▶ [Problem]:
Set all the material down again unchanged, without the pictures.
====== Dataset excerpt ======
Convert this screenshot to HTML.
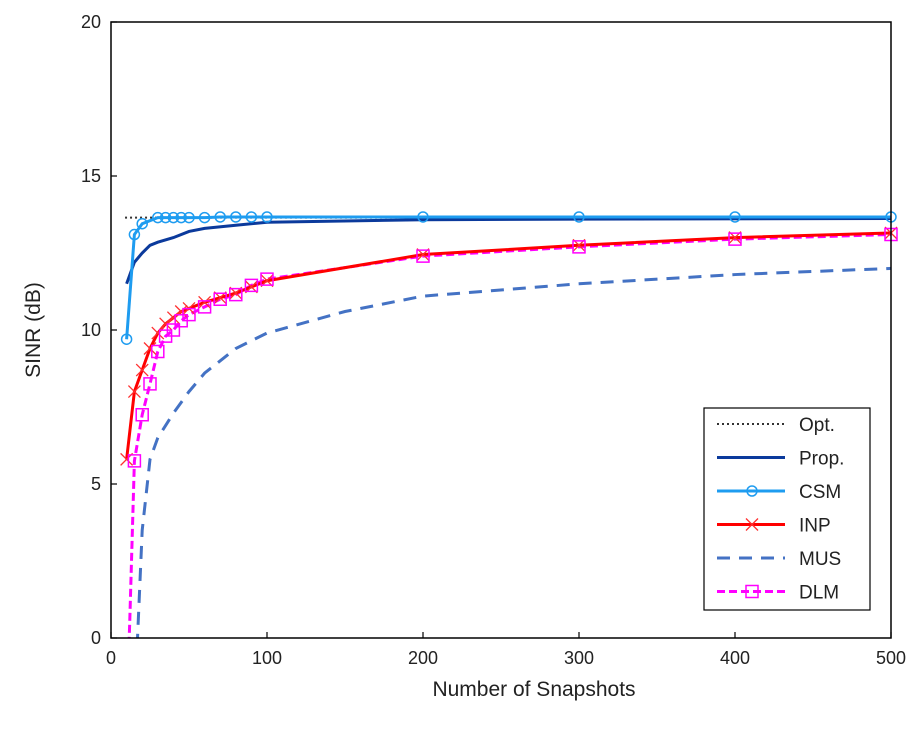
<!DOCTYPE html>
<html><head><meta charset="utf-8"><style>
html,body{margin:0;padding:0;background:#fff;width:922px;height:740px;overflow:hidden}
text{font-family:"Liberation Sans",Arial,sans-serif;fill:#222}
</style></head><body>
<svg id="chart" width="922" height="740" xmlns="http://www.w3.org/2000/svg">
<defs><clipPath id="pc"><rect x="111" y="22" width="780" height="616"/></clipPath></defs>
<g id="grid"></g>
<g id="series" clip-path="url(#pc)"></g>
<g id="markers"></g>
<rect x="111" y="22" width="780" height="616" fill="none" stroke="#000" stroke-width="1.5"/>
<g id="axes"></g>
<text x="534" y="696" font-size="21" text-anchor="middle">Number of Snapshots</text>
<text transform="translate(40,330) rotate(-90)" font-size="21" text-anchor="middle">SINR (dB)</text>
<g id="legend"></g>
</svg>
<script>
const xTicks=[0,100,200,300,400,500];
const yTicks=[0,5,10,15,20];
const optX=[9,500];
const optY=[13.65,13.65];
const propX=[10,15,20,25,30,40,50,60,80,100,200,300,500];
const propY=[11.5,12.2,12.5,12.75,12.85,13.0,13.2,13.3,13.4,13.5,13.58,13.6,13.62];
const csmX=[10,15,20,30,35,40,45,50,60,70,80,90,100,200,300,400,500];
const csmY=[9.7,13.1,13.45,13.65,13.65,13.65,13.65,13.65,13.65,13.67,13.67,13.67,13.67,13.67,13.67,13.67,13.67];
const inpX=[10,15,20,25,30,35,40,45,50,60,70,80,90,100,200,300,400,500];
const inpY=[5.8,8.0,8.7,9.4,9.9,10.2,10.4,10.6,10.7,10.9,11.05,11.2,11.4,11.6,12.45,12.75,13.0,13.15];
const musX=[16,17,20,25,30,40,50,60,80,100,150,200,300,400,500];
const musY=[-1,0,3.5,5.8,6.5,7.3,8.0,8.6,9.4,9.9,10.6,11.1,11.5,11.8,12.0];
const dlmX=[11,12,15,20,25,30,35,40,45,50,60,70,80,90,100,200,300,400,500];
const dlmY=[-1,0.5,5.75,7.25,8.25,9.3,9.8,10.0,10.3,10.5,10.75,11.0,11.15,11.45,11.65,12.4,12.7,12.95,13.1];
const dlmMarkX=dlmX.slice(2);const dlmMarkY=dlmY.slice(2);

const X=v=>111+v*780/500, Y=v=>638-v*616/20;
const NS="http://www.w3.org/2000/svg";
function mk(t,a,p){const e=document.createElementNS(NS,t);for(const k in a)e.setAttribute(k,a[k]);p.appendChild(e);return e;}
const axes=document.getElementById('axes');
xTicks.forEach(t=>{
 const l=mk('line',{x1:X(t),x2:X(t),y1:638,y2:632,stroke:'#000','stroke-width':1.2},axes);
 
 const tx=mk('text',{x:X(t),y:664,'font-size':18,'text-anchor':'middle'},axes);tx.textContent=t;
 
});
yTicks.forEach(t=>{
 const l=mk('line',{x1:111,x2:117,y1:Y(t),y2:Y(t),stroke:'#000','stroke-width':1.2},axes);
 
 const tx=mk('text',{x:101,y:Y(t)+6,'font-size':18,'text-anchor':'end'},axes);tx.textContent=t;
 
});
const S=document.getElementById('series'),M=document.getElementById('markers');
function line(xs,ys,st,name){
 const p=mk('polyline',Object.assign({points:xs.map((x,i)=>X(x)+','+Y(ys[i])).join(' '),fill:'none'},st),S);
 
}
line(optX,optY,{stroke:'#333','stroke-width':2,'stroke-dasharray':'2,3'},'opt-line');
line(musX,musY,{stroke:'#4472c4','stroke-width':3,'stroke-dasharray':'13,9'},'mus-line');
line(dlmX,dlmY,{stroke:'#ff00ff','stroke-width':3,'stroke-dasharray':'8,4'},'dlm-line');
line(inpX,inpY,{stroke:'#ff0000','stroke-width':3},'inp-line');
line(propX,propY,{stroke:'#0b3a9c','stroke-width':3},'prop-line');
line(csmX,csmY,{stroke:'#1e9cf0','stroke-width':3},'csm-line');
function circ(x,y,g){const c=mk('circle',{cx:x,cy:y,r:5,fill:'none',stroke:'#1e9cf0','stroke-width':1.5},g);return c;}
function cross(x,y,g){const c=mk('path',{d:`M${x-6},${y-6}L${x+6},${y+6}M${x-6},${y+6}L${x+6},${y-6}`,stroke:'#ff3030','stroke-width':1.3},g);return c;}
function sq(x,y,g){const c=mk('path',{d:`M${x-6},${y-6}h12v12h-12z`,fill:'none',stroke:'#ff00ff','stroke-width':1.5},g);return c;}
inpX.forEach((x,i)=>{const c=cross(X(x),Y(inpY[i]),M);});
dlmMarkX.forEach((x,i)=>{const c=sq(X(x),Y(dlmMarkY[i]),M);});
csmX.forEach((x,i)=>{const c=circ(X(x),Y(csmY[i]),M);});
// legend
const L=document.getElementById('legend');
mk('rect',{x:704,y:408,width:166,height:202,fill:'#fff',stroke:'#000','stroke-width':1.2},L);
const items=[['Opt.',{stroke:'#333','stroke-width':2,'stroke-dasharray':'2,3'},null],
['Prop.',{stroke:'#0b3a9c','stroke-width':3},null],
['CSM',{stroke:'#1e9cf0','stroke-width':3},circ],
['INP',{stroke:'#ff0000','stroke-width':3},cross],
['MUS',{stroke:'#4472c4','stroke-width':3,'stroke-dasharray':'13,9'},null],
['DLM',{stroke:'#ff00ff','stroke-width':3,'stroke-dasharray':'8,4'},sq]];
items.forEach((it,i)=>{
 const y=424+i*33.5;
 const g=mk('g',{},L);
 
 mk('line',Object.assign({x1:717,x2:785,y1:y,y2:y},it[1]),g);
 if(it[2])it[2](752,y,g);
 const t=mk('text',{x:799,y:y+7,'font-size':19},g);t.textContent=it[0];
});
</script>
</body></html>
======
▶ [Full output]:
Convert this screenshot to HTML.
<!DOCTYPE html>
<html><head><meta charset="utf-8"><style>
html,body{margin:0;padding:0;background:#fff;width:922px;height:740px;overflow:hidden}
text{font-family:"Liberation Sans",Arial,sans-serif;fill:#222}
</style></head><body>
<svg id="chart" width="922" height="740" xmlns="http://www.w3.org/2000/svg">
<defs><clipPath id="pc"><rect x="111" y="22" width="780" height="616"/></clipPath></defs>
<g id="grid"></g>
<g id="series" clip-path="url(#pc)"></g>
<g id="markers"></g>
<rect x="111" y="22" width="780" height="616" fill="none" stroke="#000" stroke-width="1.5"/>
<g id="axes"></g>
<text x="534" y="696" font-size="21" text-anchor="middle">Number of Snapshots</text>
<text transform="translate(40,330) rotate(-90)" font-size="21" text-anchor="middle">SINR (dB)</text>
<g id="legend"></g>
</svg>
<script>
const xTicks=[0,100,200,300,400,500];
const yTicks=[0,5,10,15,20];
const optX=[9,500];
const optY=[13.65,13.65];
const propX=[10,15,20,25,30,40,50,60,80,100,200,300,500];
const propY=[11.5,12.2,12.5,12.75,12.85,13.0,13.2,13.3,13.4,13.5,13.58,13.6,13.62];
const csmX=[10,15,20,30,35,40,45,50,60,70,80,90,100,200,300,400,500];
const csmY=[9.7,13.1,13.45,13.65,13.65,13.65,13.65,13.65,13.65,13.67,13.67,13.67,13.67,13.67,13.67,13.67,13.67];
const inpX=[10,15,20,25,30,35,40,45,50,60,70,80,90,100,200,300,400,500];
const inpY=[5.8,8.0,8.7,9.4,9.9,10.2,10.4,10.6,10.7,10.9,11.05,11.2,11.4,11.6,12.45,12.75,13.0,13.15];
const musX=[16,17,20,25,30,40,50,60,80,100,150,200,300,400,500];
const musY=[-1,0,3.5,5.8,6.5,7.3,8.0,8.6,9.4,9.9,10.6,11.1,11.5,11.8,12.0];
const dlmX=[11,12,15,20,25,30,35,40,45,50,60,70,80,90,100,200,300,400,500];
const dlmY=[-1,0.5,5.75,7.25,8.25,9.3,9.8,10.0,10.3,10.5,10.75,11.0,11.15,11.45,11.65,12.4,12.7,12.95,13.1];
const dlmMarkX=dlmX.slice(2);const dlmMarkY=dlmY.slice(2);

const X=v=>111+v*780/500, Y=v=>638-v*616/20;
const NS="http://www.w3.org/2000/svg";
function mk(t,a,p){const e=document.createElementNS(NS,t);for(const k in a)e.setAttribute(k,a[k]);p.appendChild(e);return e;}
const axes=document.getElementById('axes');
xTicks.forEach(t=>{
 const l=mk('line',{x1:X(t),x2:X(t),y1:638,y2:632,stroke:'#000','stroke-width':1.2},axes);
 
 const tx=mk('text',{x:X(t),y:664,'font-size':18,'text-anchor':'middle'},axes);tx.textContent=t;
 
});
yTicks.forEach(t=>{
 const l=mk('line',{x1:111,x2:117,y1:Y(t),y2:Y(t),stroke:'#000','stroke-width':1.2},axes);
 
 const tx=mk('text',{x:101,y:Y(t)+6,'font-size':18,'text-anchor':'end'},axes);tx.textContent=t;
 
});
const S=document.getElementById('series'),M=document.getElementById('markers');
function line(xs,ys,st,name){
 const p=mk('polyline',Object.assign({points:xs.map((x,i)=>X(x)+','+Y(ys[i])).join(' '),fill:'none'},st),S);
 
}
line(optX,optY,{stroke:'#333','stroke-width':2,'stroke-dasharray':'2,3'},'opt-line');
line(musX,musY,{stroke:'#4472c4','stroke-width':3,'stroke-dasharray':'13,9'},'mus-line');
line(dlmX,dlmY,{stroke:'#ff00ff','stroke-width':3,'stroke-dasharray':'8,4'},'dlm-line');
line(inpX,inpY,{stroke:'#ff0000','stroke-width':3},'inp-line');
line(propX,propY,{stroke:'#0b3a9c','stroke-width':3},'prop-line');
line(csmX,csmY,{stroke:'#1e9cf0','stroke-width':3},'csm-line');
function circ(x,y,g){const c=mk('circle',{cx:x,cy:y,r:5,fill:'none',stroke:'#1e9cf0','stroke-width':1.5},g);return c;}
function cross(x,y,g){const c=mk('path',{d:`M${x-6},${y-6}L${x+6},${y+6}M${x-6},${y+6}L${x+6},${y-6}`,stroke:'#ff3030','stroke-width':1.3},g);return c;}
function sq(x,y,g){const c=mk('path',{d:`M${x-6},${y-6}h12v12h-12z`,fill:'none',stroke:'#ff00ff','stroke-width':1.5},g);return c;}
inpX.forEach((x,i)=>{const c=cross(X(x),Y(inpY[i]),M);});
dlmMarkX.forEach((x,i)=>{const c=sq(X(x),Y(dlmMarkY[i]),M);});
csmX.forEach((x,i)=>{const c=circ(X(x),Y(csmY[i]),M);});
// legend
const L=document.getElementById('legend');
mk('rect',{x:704,y:408,width:166,height:202,fill:'#fff',stroke:'#000','stroke-width':1.2},L);
const items=[['Opt.',{stroke:'#333','stroke-width':2,'stroke-dasharray':'2,3'},null],
['Prop.',{stroke:'#0b3a9c','stroke-width':3},null],
['CSM',{stroke:'#1e9cf0','stroke-width':3},circ],
['INP',{stroke:'#ff0000','stroke-width':3},cross],
['MUS',{stroke:'#4472c4','stroke-width':3,'stroke-dasharray':'13,9'},null],
['DLM',{stroke:'#ff00ff','stroke-width':3,'stroke-dasharray':'8,4'},sq]];
items.forEach((it,i)=>{
 const y=424+i*33.5;
 const g=mk('g',{},L);
 
 mk('line',Object.assign({x1:717,x2:785,y1:y,y2:y},it[1]),g);
 if(it[2])it[2](752,y,g);
 const t=mk('text',{x:799,y:y+7,'font-size':19},g);t.textContent=it[0];
});
</script>
</body></html>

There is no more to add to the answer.